KF: You’re kidding me? I always want to live, but as an artist and audience member, I love a great death scene as well. I’m kind of split about this one. If I died I would not have had the opportunity of saying the line “There’s a lot of road kill in Texas’ On the other hand sinking in a skull and bone infested pool of water after putting up a tremendous battle with one of the most despised monsters in film history worked well too.

BH: In general, is it more fun to survive or die in a horror movie?

KF: Somebody has got to make it out. Unless it’s NIGHT OF THE LIVING DEAD which I think the entire world dropped to their knees when the great Duane Jones got taken out at the very end. I think 99% of horror movies have a least one survivor. I’d pick surviving over being slashed to death. Then again a great death scene… is just that, a great death scene.

BH: You have worked with director Rob Zombie quite frequently in recent years. What’s your favorite thing about making movies with him?

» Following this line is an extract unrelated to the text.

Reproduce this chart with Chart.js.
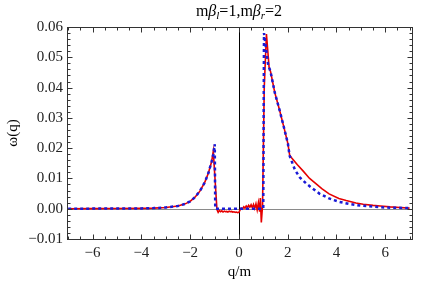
<!DOCTYPE html>
<html><head><meta charset="utf-8">
<script src="https://cdn.jsdelivr.net/npm/chart.js@4"></script>
<style>html,body{margin:0;padding:0;background:#fff}#wrap{width:436px;height:284px}</style>
</head><body><div id="wrap"><canvas id="c" width="436" height="284"></canvas></div>
<script>
const xMajor = [-6,-4,-2,0,2,4,6];
const xTickLabels = ["\u22126","\u22124","\u22122","0","2","4","6"];
const yMajor = [-0.01,0,0.01,0.02,0.03,0.04,0.05,0.06];
const yTickLabels = ["\u22120.01","0.00","0.01","0.02","0.03","0.04","0.05","0.06"];

const qRed = [-7,-6,-5,-4,-3.5,-3,-2.5,-2.2,-2.0,-1.8,-1.6,-1.4,-1.25,-1.12,-1.05,-0.9,-0.85,-0.8,-0.75,-0.7,-0.65,-0.6,-0.55,-0.5,-0.45,-0.4,-0.35,-0.3,-0.25,-0.2,-0.15,-0.1,-0.05,0,0.05,0.1,0.15,0.2,0.25,0.3,0.35,0.4,0.45,0.5,0.55,0.6,0.65,0.7,0.75,0.8,0.85,0.88,0.92,0.97,1.04,1.13,1.24,1.3,1.47,1.67,1.88,2.01,2.08,2.15,2.4,2.63,2.9,3.17,3.4,3.7,4.1,4.4,4.8,5.1,5.5,5.8,6.2,6.6,7];
const wRed = [0,0.00003,0.00006,0.0001,0.0002,0.0004,0.0009,0.0016,0.0024,0.0038,0.0058,0.0087,0.0118,0.0155,0.0190,-0.0003,-0.0012,-0.0006,-0.0010,-0.0007,-0.0011,-0.0008,-0.0010,-0.0009,-0.0011,-0.0008,-0.0010,-0.0009,-0.0011,-0.0010,-0.0012,-0.0011,-0.0013,-0.0012,-0.0004,0.0002,-0.0001,0.0006,0.0002,0.0009,0.0004,0.0011,0.0005,0.0013,0.0003,0.0014,0.0001,0.0016,-0.0004,0.0020,-0.0010,0.0035,-0.0045,0.0010,0.040,0.0577,0.0466,0.0452,0.0384,0.0325,0.0258,0.0215,0.0178,0.0169,0.0145,0.0125,0.0100,0.0082,0.0066,0.0049,0.0034,0.0027,0.0019,0.0015,0.0011,0.0009,0.0006,0.0004,0.0002];

const qBlue = [-7,-6,-5,-4,-3.5,-3,-2.5,-2.2,-2.0,-1.8,-1.6,-1.4,-1.25,-1.12,-1.05,-0.99,-0.97,0,1.0,1.03,1.2,1.3,1.47,1.67,1.88,2.01,2.08,2.3,2.5,2.75,3.0,3.3,3.7,4.1,4.5,5.0,5.5,6.0,6.5,7.0];
const wBlue = [0,0.00003,0.00006,0.0001,0.0002,0.0004,0.0009,0.0016,0.0024,0.0038,0.0058,0.0087,0.0118,0.0155,0.0180,0.0213,0,0,0,0.058,0.0475,0.0452,0.0384,0.0325,0.0258,0.0215,0.0175,0.0128,0.0103,0.0084,0.0068,0.0050,0.0034,0.0023,0.0016,0.0010,0.0007,0.0004,0.0003,0.0002];

const FONT = "'Liberation Serif', 'DejaVu Serif', serif";

const framePlugin = {
  id: 'frame',
  beforeDatasetsDraw(chart) {
    const {ctx, chartArea: a, scales: {x, y}} = chart;
    ctx.save();
    ctx.lineWidth = 1;
    ctx.strokeStyle = '#8a8a8a';
    const y0 = Math.round(y.getPixelForValue(0)) + 0.5;
    ctx.beginPath(); ctx.moveTo(a.left, y0); ctx.lineTo(a.right, y0); ctx.stroke();
    ctx.strokeStyle = '#000';
    const x0 = Math.round(x.getPixelForValue(0)) + 0.5;
    ctx.beginPath(); ctx.moveTo(x0, a.top); ctx.lineTo(x0, a.bottom); ctx.stroke();
    ctx.restore();
  },
  afterDraw(chart) {
    const {ctx, chartArea: a, scales: {x, y}} = chart;
    ctx.save();
    ctx.strokeStyle = '#333';
    ctx.lineWidth = 1;
    const L = Math.round(a.left) + 0.5, R = Math.round(a.right) + 0.5, T = Math.round(a.top) + 0.5, B = Math.round(a.bottom) + 0.5;
    ctx.strokeRect(L, T, R - L, B - T);
    ctx.beginPath();
    for (let v = -7; v <= 7.0001; v += 0.5) {
      const px = Math.round(x.getPixelForValue(v)) + 0.5;
      const major = Math.abs(v / 2 - Math.round(v / 2)) < 1e-6;
      const len = major ? 5 : 3;
      ctx.moveTo(px, B); ctx.lineTo(px, B - len);
      ctx.moveTo(px, T); ctx.lineTo(px, T + len);
    }
    for (let k = -10; k <= 60; k += 2) {
      const v = k / 1000;
      const py = Math.round(y.getPixelForValue(v)) + 0.5;
      const major = k % 10 === 0;
      const len = major ? 5 : 3;
      ctx.moveTo(L, py); ctx.lineTo(L + len, py);
      ctx.moveTo(R, py); ctx.lineTo(R - len, py);
    }
    ctx.stroke();

    const parts = [
      ['m', 'normal', false], ['\u03B2', 'italic', false], ['l', 'italic', true],
      ['=1,m', 'normal', false], ['\u03B2', 'italic', false], ['r', 'italic', true], ['=2', 'normal', false]
    ];
    const fontFor = (p) => (p[1] === 'italic' ? 'italic ' : '') + (p[2] ? '11px ' : '16px ') + FONT;
    let w = 0;
    for (const p of parts) { ctx.font = fontFor(p); w += ctx.measureText(p[0]).width; }
    let cx = 239 - w / 2;
    const baseY = 16;
    ctx.fillStyle = '#000';
    ctx.textBaseline = 'alphabetic';
    ctx.textAlign = 'left';
    for (const p of parts) {
      ctx.font = fontFor(p);
      ctx.fillText(p[0], cx, baseY + (p[2] ? 3 : 0));
      cx += ctx.measureText(p[0]).width;
    }
    ctx.restore();
  }
};

new Chart(document.getElementById('c'), {
  type: 'line',
  data: {
    datasets: [
      {
        label: 'blue',
        data: qBlue.map((q, i) => ({x: q, y: wBlue[i]})),
        borderColor: '#1a1ad6',
        borderWidth: 2.5,
        borderDash: [3, 3],
        pointRadius: 0,
        fill: false,
        tension: 0
      },
      {
        label: 'red',
        data: qRed.map((q, i) => ({x: q, y: wRed[i]})),
        borderColor: '#e60000',
        borderWidth: 1.6,
        pointRadius: 0,
        fill: false,
        tension: 0
      }
    ]
  },
  options: {
    responsive: false,
    animation: false,
    events: [],
    layout: {padding: {left: 0, right: 24, top: 27, bottom: 0}},
    plugins: {legend: {display: false}, tooltip: {enabled: false}, title: {display: false}},
    scales: {
      x: {
        type: 'linear', min: -7.05, max: 7.1,
        afterBuildTicks: (s) => { s.ticks = xMajor.map(v => ({value: v})); },
        afterFit: (s) => { s.height = 45; },
        grid: {display: false, drawTicks: false},
        border: {display: false},
        ticks: {
          autoSkip: false, maxRotation: 0, padding: 5,
          color: '#222', font: {family: FONT, size: 15},
          callback: (v, i) => xTickLabels[i]
        },
        title: {display: true, text: 'q/m', color: '#000', font: {family: FONT, size: 15}, padding: {top: 0, bottom: 3}}
      },
      y: {
        type: 'linear', min: -0.01, max: 0.06,
        afterBuildTicks: (s) => { s.ticks = yMajor.map(v => ({value: v})); },
        afterFit: (s) => { s.width = 67; },
        grid: {display: false, drawTicks: false},
        border: {display: false},
        ticks: {
          autoSkip: false, padding: 4,
          color: '#222', font: {family: FONT, size: 15},
          callback: (v, i) => yTickLabels[i]
        },
        title: {display: true, text: '\u03C9(q)', color: '#000', font: {family: FONT, size: 15}, padding: {top: 4, bottom: 0}}
      }
    }
  },
  plugins: [framePlugin]
});
</script>
</body></html>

KF: His personality, humor, and artistry. A good man.


BH: Who is a new, up-and-coming filmmaker that you’d love to work with?

KF: All of them, the ones I can collaborate with and trust. Please have Barry Jenkins, Jordan Peele, and M. Night Shyamalan call me ASAP. If there’s no age limit to up-and-coming, include me.

BH: And one question I like to ask everybody I interview: What’s your favorite scary movie?

KF: I can name a dozen. But for a very special reason, which I’ll reveal at the screening, I will have to say THE EXORCIST.